Once the Court assumes the Plaintiffs are correct on severability for purpose of the standing inquiry, the other two Lujan factors fall into place. The Secretary of HHS and the Commissioner of Internal Revenue enforce the insurance reform provisions, which cause the injuries. And the court can enjoin the enforcement of those provisions. The SG stated that “the individual plaintiffs have standing to obtain an injunction barring enforcement against them of the insurance reforms that injure them.” And “the facts plaintiffs aver establish a cognizable injury traceable to the insurance-reform provisions.” All three Lujan elements would be satisfied. And there are no Poe v. Ullman problems with the second framing of the injury.

Here, the Plaintiffs requested this second frame of relief. Count 5 of the Amended Complaint requested a “permanent injunction against Defendants from implementing, regulating, or otherwise enforcing any part of the ACA because its requirements are unlawful and not severable from the unconstitutional individual mandate.” Here the Plaintiffs did not merely request an injunction against the mandate. The Plaintiffs requested an injunction against other parts of the statute that could not be severed from the unconstitutional mandate. The District Court did not resolve Count 5. Hawkins told the Court that County 5 was “still a live issue before the district court.” And the individual plaintiffs “can pursue that remedy, if necessary.”

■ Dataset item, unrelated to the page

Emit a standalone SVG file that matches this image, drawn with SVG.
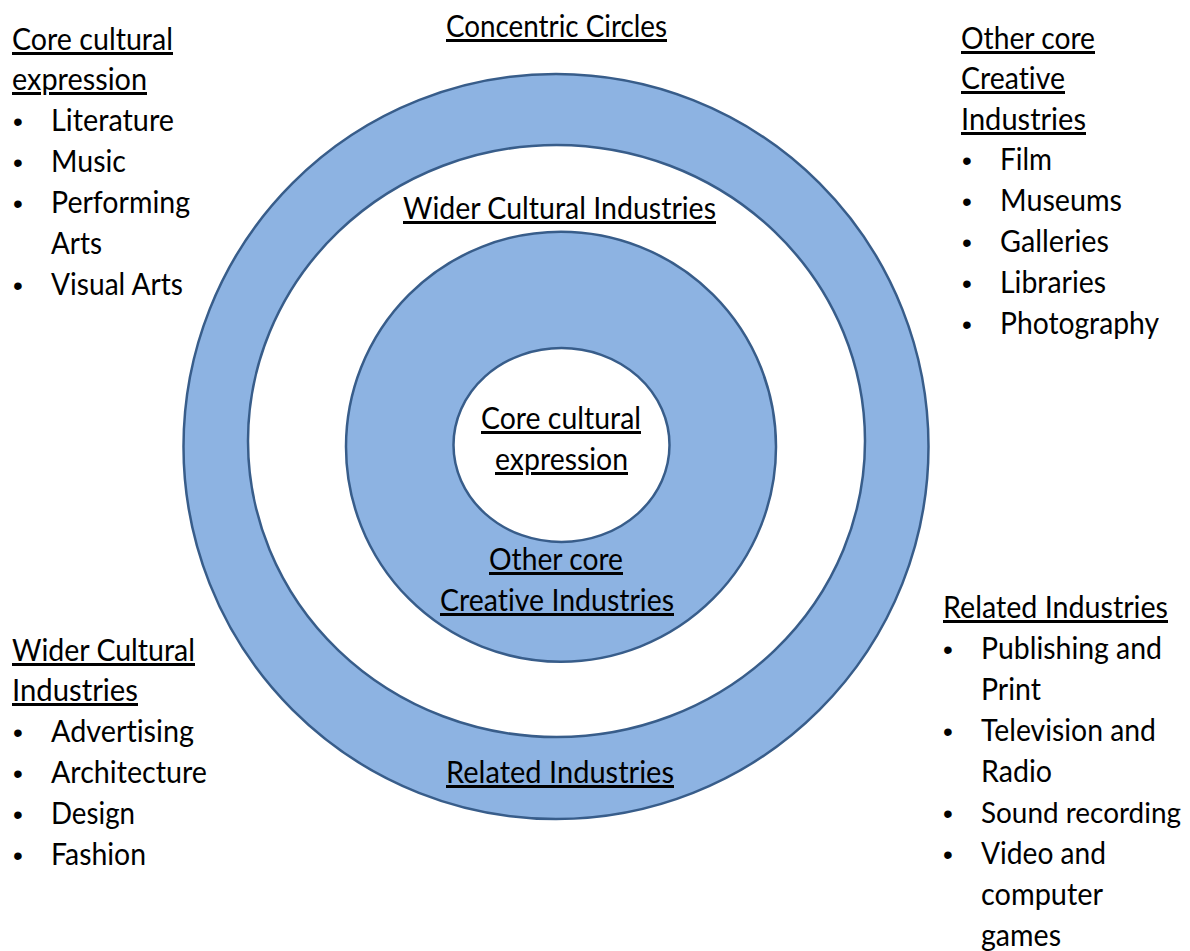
<svg xmlns="http://www.w3.org/2000/svg" width="1190" height="951" viewBox="0 0 1190 951">
<style>
text{font-family:Lato,"Open Sans","DejaVu Sans",sans-serif;font-size:30px;fill:#000;font-variant-ligatures:none;font-feature-settings:"liga" 0,"dlig" 0}
.u{text-decoration:underline}
.m{text-anchor:middle}
.b{font-family:"Liberation Sans",Arial,sans-serif;font-size:28px}
.ring{fill:#8DB3E2;stroke:#385D8A;stroke-width:2.5}
.hole{fill:#FFFFFF;stroke:#385D8A;stroke-width:2.5}
</style>
<rect width="1190" height="951" fill="#FFFFFF"/>
<g id="title"><text class="u m" x="556.5" y="37" textLength="221" lengthAdjust="spacingAndGlyphs">Concentric Circles</text></g>
<g id="circles">
<g id="related-ring"><circle class="ring" cx="556" cy="446.5" r="372.5"/></g>
<g id="wider-ring"><ellipse class="hole" cx="556.5" cy="441" rx="308.5" ry="296"/></g>
<g id="other-ring"><circle class="ring" cx="561" cy="446.7" r="215"/></g>
<g id="core-ring"><ellipse class="hole" cx="561.5" cy="445" rx="108" ry="97"/></g>
</g>
<g id="circle-labels">
<text class="u m" x="559.5" y="219" textLength="313" lengthAdjust="spacingAndGlyphs">Wider Cultural Industries</text>
<text class="u m" x="561" y="429" textLength="160" lengthAdjust="spacingAndGlyphs">Core cultural</text>
<text class="u m" x="561.5" y="470" textLength="133" lengthAdjust="spacingAndGlyphs">expression</text>
<text class="u m" x="556" y="570" textLength="134" lengthAdjust="spacingAndGlyphs">Other core</text>
<text class="u m" x="557" y="611" textLength="234" lengthAdjust="spacingAndGlyphs">Creative Industries</text>
<text class="u m" x="560" y="783" textLength="228" lengthAdjust="spacingAndGlyphs">Related Industries</text>
</g>
<g id="list-core">
<text class="u" x="12" y="50" textLength="161" lengthAdjust="spacingAndGlyphs">Core cultural</text>
<text class="u" x="12" y="90" textLength="135" lengthAdjust="spacingAndGlyphs">expression</text>
<text class="b" x="13" y="131">•</text><text x="51" y="131" textLength="123" lengthAdjust="spacingAndGlyphs">Literature</text>
<text class="b" x="13" y="172">•</text><text x="51" y="172" textLength="75" lengthAdjust="spacingAndGlyphs">Music</text>
<text class="b" x="13" y="213">•</text><text x="51" y="213" textLength="139" lengthAdjust="spacingAndGlyphs">Performing</text>
<text x="51" y="254" textLength="51" lengthAdjust="spacingAndGlyphs">Arts</text>
<text class="b" x="13" y="295">•</text><text x="51" y="295" textLength="132" lengthAdjust="spacingAndGlyphs">Visual Arts</text>
</g>
<g id="list-wider">
<text class="u" x="12" y="661" textLength="183" lengthAdjust="spacingAndGlyphs">Wider Cultural</text>
<text class="u" x="12" y="701" textLength="126" lengthAdjust="spacingAndGlyphs">Industries</text>
<text class="b" x="13" y="742">•</text><text x="51" y="742" textLength="143" lengthAdjust="spacingAndGlyphs">Advertising</text>
<text class="b" x="13" y="783">•</text><text x="51" y="783" textLength="156" lengthAdjust="spacingAndGlyphs">Architecture</text>
<text class="b" x="13" y="824">•</text><text x="51" y="824" textLength="84" lengthAdjust="spacingAndGlyphs">Design</text>
<text class="b" x="13" y="865">•</text><text x="51" y="865" textLength="95" lengthAdjust="spacingAndGlyphs">Fashion</text>
</g>
<g id="list-other">
<text class="u" x="961" y="49" textLength="134" lengthAdjust="spacingAndGlyphs">Other core</text>
<text class="u" x="961" y="89" textLength="104" lengthAdjust="spacingAndGlyphs">Creative</text>
<text class="u" x="961" y="130" textLength="125" lengthAdjust="spacingAndGlyphs">Industries</text>
<text class="b" x="962" y="170">•</text><text x="1000" y="170" textLength="52" lengthAdjust="spacingAndGlyphs">Film</text>
<text class="b" x="962" y="211">•</text><text x="1000" y="211" textLength="122" lengthAdjust="spacingAndGlyphs">Museums</text>
<text class="b" x="962" y="252">•</text><text x="1000" y="252" textLength="109" lengthAdjust="spacingAndGlyphs">Galleries</text>
<text class="b" x="962" y="293">•</text><text x="1000" y="293" textLength="106" lengthAdjust="spacingAndGlyphs">Libraries</text>
<text class="b" x="962" y="334">•</text><text x="1000" y="334" textLength="159" lengthAdjust="spacingAndGlyphs">Photography</text>
</g>
<g id="list-related">
<text class="u" x="943" y="618" textLength="225" lengthAdjust="spacingAndGlyphs">Related Industries</text>
<text class="b" x="943" y="659">•</text><text x="981" y="659" textLength="181" lengthAdjust="spacingAndGlyphs">Publishing and</text>
<text x="981" y="700" textLength="60" lengthAdjust="spacingAndGlyphs">Print</text>
<text class="b" x="943" y="741">•</text><text x="981" y="741" textLength="175" lengthAdjust="spacingAndGlyphs">Television and</text>
<text x="981" y="782" textLength="71" lengthAdjust="spacingAndGlyphs">Radio</text>
<text class="b" x="943" y="823">•</text><text x="981" y="823" style="font-size:28px" textLength="200" lengthAdjust="spacingAndGlyphs">Sound recording</text>
<text class="b" x="943" y="864">•</text><text x="981" y="864" textLength="125" lengthAdjust="spacingAndGlyphs">Video and</text>
<text x="981" y="905" textLength="122" lengthAdjust="spacingAndGlyphs">computer</text>
<text x="981" y="946" textLength="80" lengthAdjust="spacingAndGlyphs">games</text>
</g>
</svg>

There is some daylight between the SG and the individual plaintiffs. The SG would limit the standing inquiry to the insurance-reform provisions that injure the plaintiff; the individual plaintiffs would allow the entire ACA to be in play for standing analysis. The Cato Institute brief, which we wrote before the SG filed, largely shares the SG’s approach. We focused on the ACA’s guaranteed issue and community rating provisions.

***

At bottom, the standing analysis is related to the severability analysis. If the Court assumes the material allegations from the Plaintiffs’ brief that the mandate is inseverable, then the unseverable reform provisions are part of the standing analysis. And the Plaintiffs’ asserted injuries are traceable to those provisions, and an injunction to halt those provisions would remedy the Plaintiffs’ asserted injuries. Ultimately, the Court can find that the mandate is severable.

Even if the Court assumes the mandate is inseverable for the purposes of the standing analysis, the Court can later find that the mandate is severable for purposes of the merits analysis. This duality reminds me of the Solicitor General’s argument in NFIB v. Sebelius: the exaction was a “penalty” for purposes of the jurisdictional Tax Anti-Injunction Act, but was a “tax” for purposes of the constitutional saving construction. Here, the Court would construe the mandate as inseverable for the constitutional jurisdictional analysis, but construe the mandate as severable for purposes of the statutory severability analysis.

Finally, the Solicitor General offered one other exit strategy in a colloquy with Justice Kagan. He said “the Court as a matter of avoidance can do severability before doing the merits.” In other words, assume there is standing, assume the mandate is unconstitutional, and declare the mandate is severable from the rest of the act. Wall stressed that “we don’t think [the Court] should [so] here.” But he stressed that “normally a court would.”

A crude prediction: Five Justices follow the SG’s “avoidance” approach, and then four Justices write separately to find that the parties have standing, and that the mandate is unconstitutional. Ultimately, I suspect zero Justices will vote to invalidate the entire ACA. Justices Thomas and Gorsuch have formally rejected that model in Barr v. AAPC.

Query what would happen if three justices find that the individual plaintiffs have standing, three justices find the states have standing, and three justices find that no party has standing. I think at that point, there could not be a merits ruling, because six justices ruled against individual standing and six justices ruled against state standing. But the SG’s avoidance punt could work. Following the ACA for a decade has taught me a valuable lesson: always prepare to be surprised.